Last updated: Wed 19 Aug 2020, 1:21 PM

An asteroid the size of an SUV passed 1,830 miles (2,950 kilometres) above Earth, the closest asteroid ever observed passing by our planet, Nasa said on Tuesday.
If it had been on a collision course with Earth, the asteroid - named 2020 QG - would likely not have caused any damage, instead disintegrating in the atmosphere, creating a fireball in the sky, or a meteor, Nasa's Jet Propulsion Laboratory (JPL) said in a statement.
The asteroid, which was about 10 to 20 feet (three to six meters) long, passed above the southern Indian Ocean on Sunday at 0408 GMT.

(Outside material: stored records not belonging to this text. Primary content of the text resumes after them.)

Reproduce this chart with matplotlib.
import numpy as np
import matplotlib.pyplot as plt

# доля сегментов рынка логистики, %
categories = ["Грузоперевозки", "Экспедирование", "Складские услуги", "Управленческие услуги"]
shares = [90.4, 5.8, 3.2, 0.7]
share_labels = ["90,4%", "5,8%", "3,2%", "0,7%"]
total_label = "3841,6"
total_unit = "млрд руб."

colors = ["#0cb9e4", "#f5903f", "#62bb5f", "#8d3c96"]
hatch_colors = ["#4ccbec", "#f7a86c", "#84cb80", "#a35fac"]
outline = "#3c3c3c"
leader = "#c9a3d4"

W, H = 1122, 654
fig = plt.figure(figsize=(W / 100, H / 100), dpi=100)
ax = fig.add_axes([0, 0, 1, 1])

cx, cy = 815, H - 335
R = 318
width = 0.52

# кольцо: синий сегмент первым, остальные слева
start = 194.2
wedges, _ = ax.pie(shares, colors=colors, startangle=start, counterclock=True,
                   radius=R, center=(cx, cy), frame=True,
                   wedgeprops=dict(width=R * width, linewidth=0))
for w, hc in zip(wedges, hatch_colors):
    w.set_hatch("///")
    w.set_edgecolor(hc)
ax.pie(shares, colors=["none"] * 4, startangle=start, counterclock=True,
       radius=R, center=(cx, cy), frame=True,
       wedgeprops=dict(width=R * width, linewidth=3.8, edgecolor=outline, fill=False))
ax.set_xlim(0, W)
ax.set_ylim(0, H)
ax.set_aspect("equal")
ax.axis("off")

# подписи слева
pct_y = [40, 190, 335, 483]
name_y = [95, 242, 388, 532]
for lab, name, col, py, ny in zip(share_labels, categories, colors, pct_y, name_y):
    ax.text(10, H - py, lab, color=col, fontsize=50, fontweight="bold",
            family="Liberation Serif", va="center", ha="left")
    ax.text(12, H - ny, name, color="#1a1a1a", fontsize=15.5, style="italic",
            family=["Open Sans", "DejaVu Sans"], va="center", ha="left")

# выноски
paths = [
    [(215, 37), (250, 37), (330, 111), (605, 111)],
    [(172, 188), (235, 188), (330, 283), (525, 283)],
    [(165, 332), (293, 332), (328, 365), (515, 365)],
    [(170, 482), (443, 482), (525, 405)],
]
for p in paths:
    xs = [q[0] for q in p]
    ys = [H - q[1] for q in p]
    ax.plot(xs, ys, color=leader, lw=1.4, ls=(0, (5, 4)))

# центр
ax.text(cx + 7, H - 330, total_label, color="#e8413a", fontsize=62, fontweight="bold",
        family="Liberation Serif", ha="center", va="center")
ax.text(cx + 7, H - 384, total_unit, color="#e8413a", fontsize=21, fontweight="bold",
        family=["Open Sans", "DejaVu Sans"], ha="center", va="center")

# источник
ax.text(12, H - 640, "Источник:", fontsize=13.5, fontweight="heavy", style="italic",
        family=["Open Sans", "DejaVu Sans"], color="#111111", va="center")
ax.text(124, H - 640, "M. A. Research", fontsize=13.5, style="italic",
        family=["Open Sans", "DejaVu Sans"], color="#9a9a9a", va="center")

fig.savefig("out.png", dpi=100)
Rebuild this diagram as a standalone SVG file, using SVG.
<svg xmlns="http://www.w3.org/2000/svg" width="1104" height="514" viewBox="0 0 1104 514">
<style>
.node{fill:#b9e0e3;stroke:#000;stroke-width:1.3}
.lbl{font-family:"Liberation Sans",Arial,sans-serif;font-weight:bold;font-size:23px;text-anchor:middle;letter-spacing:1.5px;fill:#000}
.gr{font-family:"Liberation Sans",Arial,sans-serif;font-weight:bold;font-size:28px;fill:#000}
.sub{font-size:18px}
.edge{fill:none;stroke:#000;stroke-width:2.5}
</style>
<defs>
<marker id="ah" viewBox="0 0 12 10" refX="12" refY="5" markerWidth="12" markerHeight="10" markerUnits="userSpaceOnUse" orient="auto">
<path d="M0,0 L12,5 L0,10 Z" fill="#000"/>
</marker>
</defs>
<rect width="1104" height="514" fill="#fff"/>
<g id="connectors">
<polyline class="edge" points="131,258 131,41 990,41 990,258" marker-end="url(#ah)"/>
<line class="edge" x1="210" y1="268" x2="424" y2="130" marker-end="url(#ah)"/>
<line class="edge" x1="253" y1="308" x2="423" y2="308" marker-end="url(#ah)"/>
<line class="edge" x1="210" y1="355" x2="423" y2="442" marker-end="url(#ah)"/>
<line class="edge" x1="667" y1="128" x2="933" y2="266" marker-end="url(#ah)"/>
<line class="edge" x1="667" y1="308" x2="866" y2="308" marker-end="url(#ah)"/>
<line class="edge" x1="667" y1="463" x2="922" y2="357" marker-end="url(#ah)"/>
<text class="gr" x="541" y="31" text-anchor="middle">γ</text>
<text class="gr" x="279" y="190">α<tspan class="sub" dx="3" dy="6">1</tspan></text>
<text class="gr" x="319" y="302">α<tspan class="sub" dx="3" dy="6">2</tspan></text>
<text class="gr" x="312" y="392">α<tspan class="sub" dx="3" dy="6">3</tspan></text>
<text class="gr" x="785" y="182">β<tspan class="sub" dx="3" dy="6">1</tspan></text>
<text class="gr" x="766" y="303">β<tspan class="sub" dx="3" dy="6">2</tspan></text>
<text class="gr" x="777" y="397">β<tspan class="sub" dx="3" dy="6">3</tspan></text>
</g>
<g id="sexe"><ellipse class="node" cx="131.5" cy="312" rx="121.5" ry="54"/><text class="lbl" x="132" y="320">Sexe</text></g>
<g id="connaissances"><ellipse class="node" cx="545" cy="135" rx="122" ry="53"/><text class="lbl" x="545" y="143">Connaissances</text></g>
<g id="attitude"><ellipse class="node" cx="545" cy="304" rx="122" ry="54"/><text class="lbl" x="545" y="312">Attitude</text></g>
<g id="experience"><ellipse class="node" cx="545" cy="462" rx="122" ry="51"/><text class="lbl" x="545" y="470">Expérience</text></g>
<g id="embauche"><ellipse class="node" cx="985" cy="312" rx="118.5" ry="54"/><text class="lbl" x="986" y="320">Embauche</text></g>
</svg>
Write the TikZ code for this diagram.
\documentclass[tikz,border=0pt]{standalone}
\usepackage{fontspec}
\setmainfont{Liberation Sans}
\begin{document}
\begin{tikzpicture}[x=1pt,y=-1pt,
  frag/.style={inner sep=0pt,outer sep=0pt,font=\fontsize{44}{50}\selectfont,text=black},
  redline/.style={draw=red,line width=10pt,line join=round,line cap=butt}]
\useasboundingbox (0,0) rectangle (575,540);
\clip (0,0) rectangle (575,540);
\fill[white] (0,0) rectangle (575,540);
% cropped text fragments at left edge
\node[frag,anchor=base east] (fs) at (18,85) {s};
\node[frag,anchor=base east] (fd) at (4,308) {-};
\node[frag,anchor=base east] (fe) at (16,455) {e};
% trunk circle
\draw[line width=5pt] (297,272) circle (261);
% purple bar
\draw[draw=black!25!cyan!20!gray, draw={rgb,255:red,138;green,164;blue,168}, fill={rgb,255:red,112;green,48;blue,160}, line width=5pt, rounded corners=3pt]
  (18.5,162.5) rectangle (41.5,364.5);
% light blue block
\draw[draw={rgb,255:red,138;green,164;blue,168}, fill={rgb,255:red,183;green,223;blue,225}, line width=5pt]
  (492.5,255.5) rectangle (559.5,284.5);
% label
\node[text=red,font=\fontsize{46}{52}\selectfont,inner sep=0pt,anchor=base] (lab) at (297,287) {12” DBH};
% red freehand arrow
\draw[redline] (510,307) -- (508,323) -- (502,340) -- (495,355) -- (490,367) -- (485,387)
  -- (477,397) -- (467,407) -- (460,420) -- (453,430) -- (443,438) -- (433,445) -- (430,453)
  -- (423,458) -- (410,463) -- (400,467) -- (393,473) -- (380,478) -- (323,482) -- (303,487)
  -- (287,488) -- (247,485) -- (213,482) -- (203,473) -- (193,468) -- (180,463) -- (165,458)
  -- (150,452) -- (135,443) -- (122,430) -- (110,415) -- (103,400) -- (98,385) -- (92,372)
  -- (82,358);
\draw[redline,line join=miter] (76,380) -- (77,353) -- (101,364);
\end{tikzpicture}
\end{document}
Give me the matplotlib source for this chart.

It was moving at nearly eight miles per second (12.3 kilometres per second), well below the geostationary orbit of about 22,000 miles at which most telecommunication satellites fly.
The asteroid was first recorded six hours after its approach by the Zwicky Transient Facility, a telescope at the Palomar Observatory at the California Institute of Technology, as a long trail of light in the sky.
The US space agency said that similarly sized asteroids pass by Earth at a similar distance a few times per year.
But they're difficult to record, unless they're heading directly towards the planet, in which case the explosion in the atmosphere is usually noticed - as in Chelyabinsk, Russia in 2013, when the explosion of an object about 66 feet long shattered windows for miles, injuring a thousand people.
One of NASA's missions is to monitor larger asteroids (460 feet) that could actually pose a threat to Earth, but their equipment also tracks smaller ones.
"It's really cool to see a small asteroid come by this close, because we can see the Earth's gravity dramatically bends its trajectory," said Paul Chodas, the director of the Center for Near-Earth Object Studies at Nasa.
According to the JPL's calculations, the asteroid turned by about 45 degrees due to Earth's gravitational pull.